▽

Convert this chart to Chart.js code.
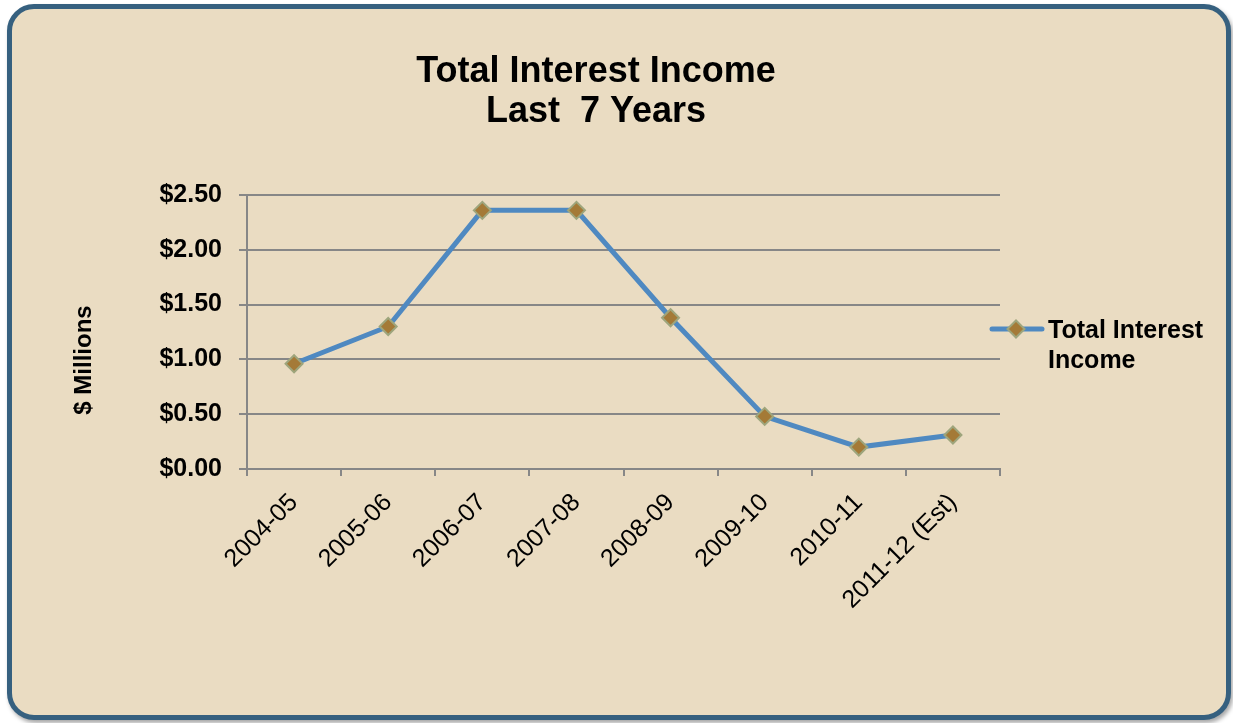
<!DOCTYPE html>
<html>
<head>
<meta charset="utf-8">
<title>Total Interest Income</title>
<script src="https://cdn.jsdelivr.net/npm/chart.js@4/dist/chart.umd.min.js"></script>
<style>
  html, body { margin: 0; padding: 0; background: #ffffff; }
  body { width: 1233px; height: 723px; position: relative; overflow: hidden; }
  .panel {
    position: absolute; left: 7px; top: 4px; width: 1224px; height: 716px;
    box-sizing: border-box; border: 5px solid #36607f; border-radius: 27px;
    background: #eadcc2; box-shadow: 2px 3px 4px rgba(0, 0, 0, 0.35);
  }
  #incomeChart { position: absolute; left: 0; top: 0; }
</style>
</head>
<body>
<div class="panel"></div>
<canvas id="incomeChart" width="1233" height="723"></canvas>
<script>
// fiscal years and interest income ($ millions)
var years = ['2004-05', '2005-06', '2006-07', '2007-08', '2008-09', '2009-10', '2010-11', '2011-12 (Est)'];
var income = [0.96, 1.30, 2.36, 2.36, 1.38, 0.48, 0.20, 0.31];
var seriesName = 'Total Interest Income';
var titleLines = ['Total Interest Income', 'Last  7 Years'];
var yTitle = '$ Millions';
var yTicks = { min: 0, max: 2.5, step: 0.5 };

var FONT = '"Liberation Sans", Arial, sans-serif';
var LINE_COLOR = '#4f89c1';
var POINT_FILL = '#a47a37';
var POINT_EDGE = '#9ea57c';
var GRID = '#878787';

Chart.defaults.font.family = FONT;
Chart.defaults.color = '#000';

// title, rotated axis title and the two-line legend are drawn by hand
var decorations = {
  id: 'decorations',
  afterDraw: function(chart) {
    var ctx = chart.ctx;
    ctx.save();
    ctx.fillStyle = '#000';
    ctx.textAlign = 'center';
    ctx.textBaseline = 'alphabetic';
    ctx.font = 'bold 36px ' + FONT;
    ctx.fillText(titleLines[0], 596, 82);
    ctx.fillText(titleLines[1], 596, 122);

    ctx.save();
    ctx.translate(84, 360);
    ctx.rotate(-Math.PI / 2);
    ctx.font = 'bold 24px ' + FONT;
    ctx.textBaseline = 'middle';
    ctx.fillText(yTitle, 0, 0);
    ctx.restore();

    // legend sample: line with a diamond marker
    ctx.strokeStyle = LINE_COLOR;
    ctx.lineWidth = 5;
    ctx.lineCap = 'round';
    ctx.beginPath();
    ctx.moveTo(992, 329);
    ctx.lineTo(1042, 329);
    ctx.stroke();
    ctx.fillStyle = POINT_FILL;
    ctx.strokeStyle = POINT_EDGE;
    ctx.lineWidth = 2;
    Chart.helpers.drawPoint(ctx, { pointStyle: 'rectRot', radius: 8.5, borderWidth: 2 }, 1016, 329);

    var words = seriesName.split(' ');
    ctx.fillStyle = '#000';
    ctx.textAlign = 'left';
    ctx.font = 'bold 25px ' + FONT;
    ctx.fillText(words[0] + ' ' + words[1], 1048, 338);
    ctx.fillText(words[2], 1048, 368);
    ctx.restore();
  }
};

var ctx = document.getElementById('incomeChart');
var incomeChart = new Chart(ctx, {
  type: 'line',
  data: {
    labels: years,
    datasets: [{
      label: seriesName,
      data: income,
      borderColor: LINE_COLOR,
      borderWidth: 5,
      tension: 0,
      pointStyle: 'rectRot',
      pointRadius: 8.5,
      pointBorderWidth: 2,
      pointBackgroundColor: POINT_FILL,
      pointBorderColor: POINT_EDGE
    }]
  },
  options: {
    responsive: false,
    animation: false,
    layout: { padding: { left: 100, top: 195, right: 233, bottom: 0 } },
    plugins: {
      legend: { display: false },
      title: { display: false },
      tooltip: { enabled: false }
    },
    scales: {
      x: {
        offset: true,
        grid: { drawOnChartArea: false, offset: true, tickLength: 7, color: GRID, lineWidth: 2 },
        border: { color: GRID, width: 2 },
        ticks: {
          autoSkip: false,
          minRotation: 45,
          maxRotation: 45,
          padding: 12,
          color: '#000',
          font: { size: 25 }
        },
        afterFit: function(scale) { scale.height = 254; }
      },
      y: {
        min: yTicks.min,
        max: yTicks.max,
        grid: { color: GRID, lineWidth: 2, tickLength: 8 },
        border: { color: GRID, width: 2 },
        ticks: {
          stepSize: yTicks.step,
          padding: 17,
          color: '#000',
          font: { size: 25, weight: 'bold' },
          callback: function(v) { return '$' + v.toFixed(2); }
        },
        afterFit: function(scale) { scale.width = 147; }
      }
    }
  },
  plugins: [decorations]
});
</script>
</body>
</html>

△

GIVEN TASK: Leave out the pictures and restate, word for word, the lines from the top of the data through the line containing "Chart.defaults.color = '#000';", both included.

EXERCISE ANSWER:
Convert this chart to Chart.js code.
<!DOCTYPE html>
<html>
<head>
<meta charset="utf-8">
<title>Total Interest Income</title>
<script src="https://cdn.jsdelivr.net/npm/chart.js@4/dist/chart.umd.min.js"></script>
<style>
  html, body { margin: 0; padding: 0; background: #ffffff; }
  body { width: 1233px; height: 723px; position: relative; overflow: hidden; }
  .panel {
    position: absolute; left: 7px; top: 4px; width: 1224px; height: 716px;
    box-sizing: border-box; border: 5px solid #36607f; border-radius: 27px;
    background: #eadcc2; box-shadow: 2px 3px 4px rgba(0, 0, 0, 0.35);
  }
  #incomeChart { position: absolute; left: 0; top: 0; }
</style>
</head>
<body>
<div class="panel"></div>
<canvas id="incomeChart" width="1233" height="723"></canvas>
<script>
// fiscal years and interest income ($ millions)
var years = ['2004-05', '2005-06', '2006-07', '2007-08', '2008-09', '2009-10', '2010-11', '2011-12 (Est)'];
var income = [0.96, 1.30, 2.36, 2.36, 1.38, 0.48, 0.20, 0.31];
var seriesName = 'Total Interest Income';
var titleLines = ['Total Interest Income', 'Last  7 Years'];
var yTitle = '$ Millions';
var yTicks = { min: 0, max: 2.5, step: 0.5 };

var FONT = '"Liberation Sans", Arial, sans-serif';
var LINE_COLOR = '#4f89c1';
var POINT_FILL = '#a47a37';
var POINT_EDGE = '#9ea57c';
var GRID = '#878787';

Chart.defaults.font.family = FONT;
Chart.defaults.color = '#000';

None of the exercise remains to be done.